The SBA 7(a) program is the SBA’s flagship loan, used for working capital, refinancing, real estate, and most other business purposes. The SBA itself does not set a personal credit score minimum, but individual lenders do. Some non-bank SBA lenders, including Ready Capital, will accept personal credit scores around 640. For more information on how lenders evaluate SBA loan credit scores, read our guide.

Why it matters: SBA 7(a) loans offer terms of up to 25 years and interest rates capped by the SBA, which makes them one of the most affordable products available to a business with bad-but-not-terrible credit. Approval volumes have been climbing: the SBA guaranteed roughly 85,000 7(a) and 504 loans in fiscal year 2025, up from more than 70,000 in fiscal year 2024. The catch is the timeline: SBA approvals routinely take 30 – 60 days, so this product is built for planned needs, not emergencies.

Where to find business loans for bad credit.

Big banks tend to offer the lowest interest rates, but they also tend to deny the most bad-credit applications. Plenty of other lenders (and lender categories) are built specifically for borrowers in lower credit ranges.

Knowing where to look saves time and protects your credit (each hard inquiry knocks a few points off your score, so applying broadly to the wrong lender type compounds the problem).

Service providers

As embedded financing matures, capital is now available inside the platforms you already use to run your business. From accounting software to e-commerce platforms, many tools you already use to run your business may offer access to capital directly within their interface, often with faster approvals and tailored options based on your business data.

Did you know? Term loans and lines of credit are offered through small business platforms like a QuickBooks Capital to their customers leveraging Quickbooks users’ account info. These solutions can be quicker and easier to apply for than a financing option from a standalone funder.

Lending marketplaces

Lending marketplaces connect a single application to a network of lenders, then route you to the lenders most likely to approve you based on your profile. Approval rates on marketplaces tend to run higher than at big banks, where bad-credit applications are routinely declined.
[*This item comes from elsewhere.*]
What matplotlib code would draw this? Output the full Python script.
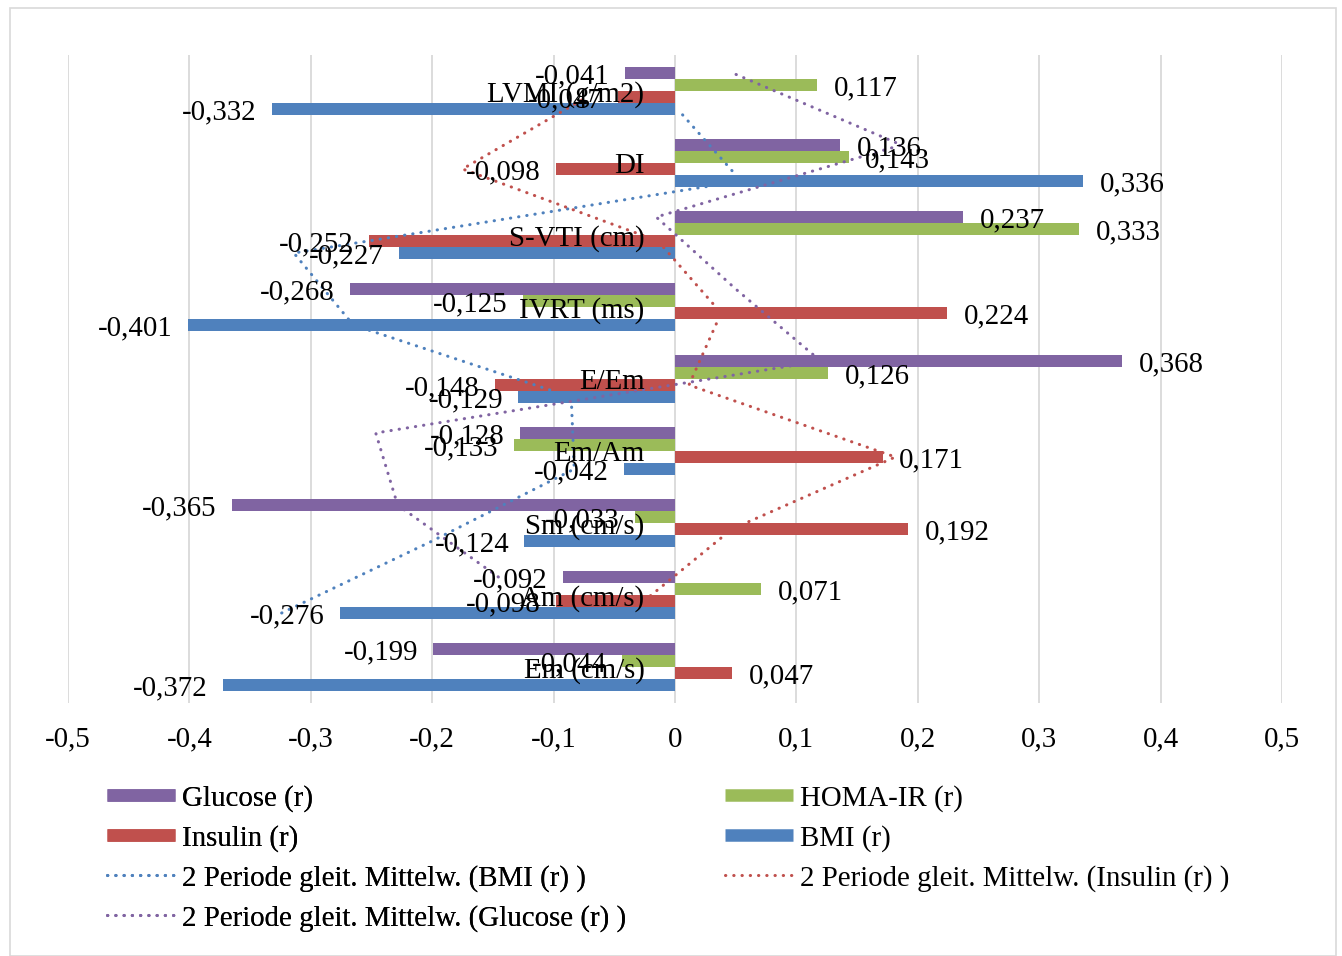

Lendio operates as one of the largest small business lending marketplaces in the U.S. The advantage for bad-credit borrowers: one application surfaces lenders across product types and credit ranges, so you can compare offers side by side rather than chasing lenders one at a time.

Online and alternative lenders

Online lenders (sometimes called alternative lenders or fintech lenders) underwrite using technology that weighs bank statements, daily revenue, and time in business more heavily than personal credit. The trade-off is cost: online lenders often charge higher rates to offset the higher risk.

Microlenders

Microlenders, including SBA Microloan intermediaries like Accion Opportunity Fund and Kiva, are designed specifically to fund small amounts of capital to underserved borrowers. They evaluate creditworthiness more holistically than banks: your business plan, community ties, and growth potential carry real weight.

CDFIs

Community Development Financial Institutions (CDFIs) are non-profit or community-based financial institutions that offer loans to individuals and businesses in underserved communities. These institutions prioritize helping those who have historically been denied access to traditional financing options, which often includes business owners with bad credit.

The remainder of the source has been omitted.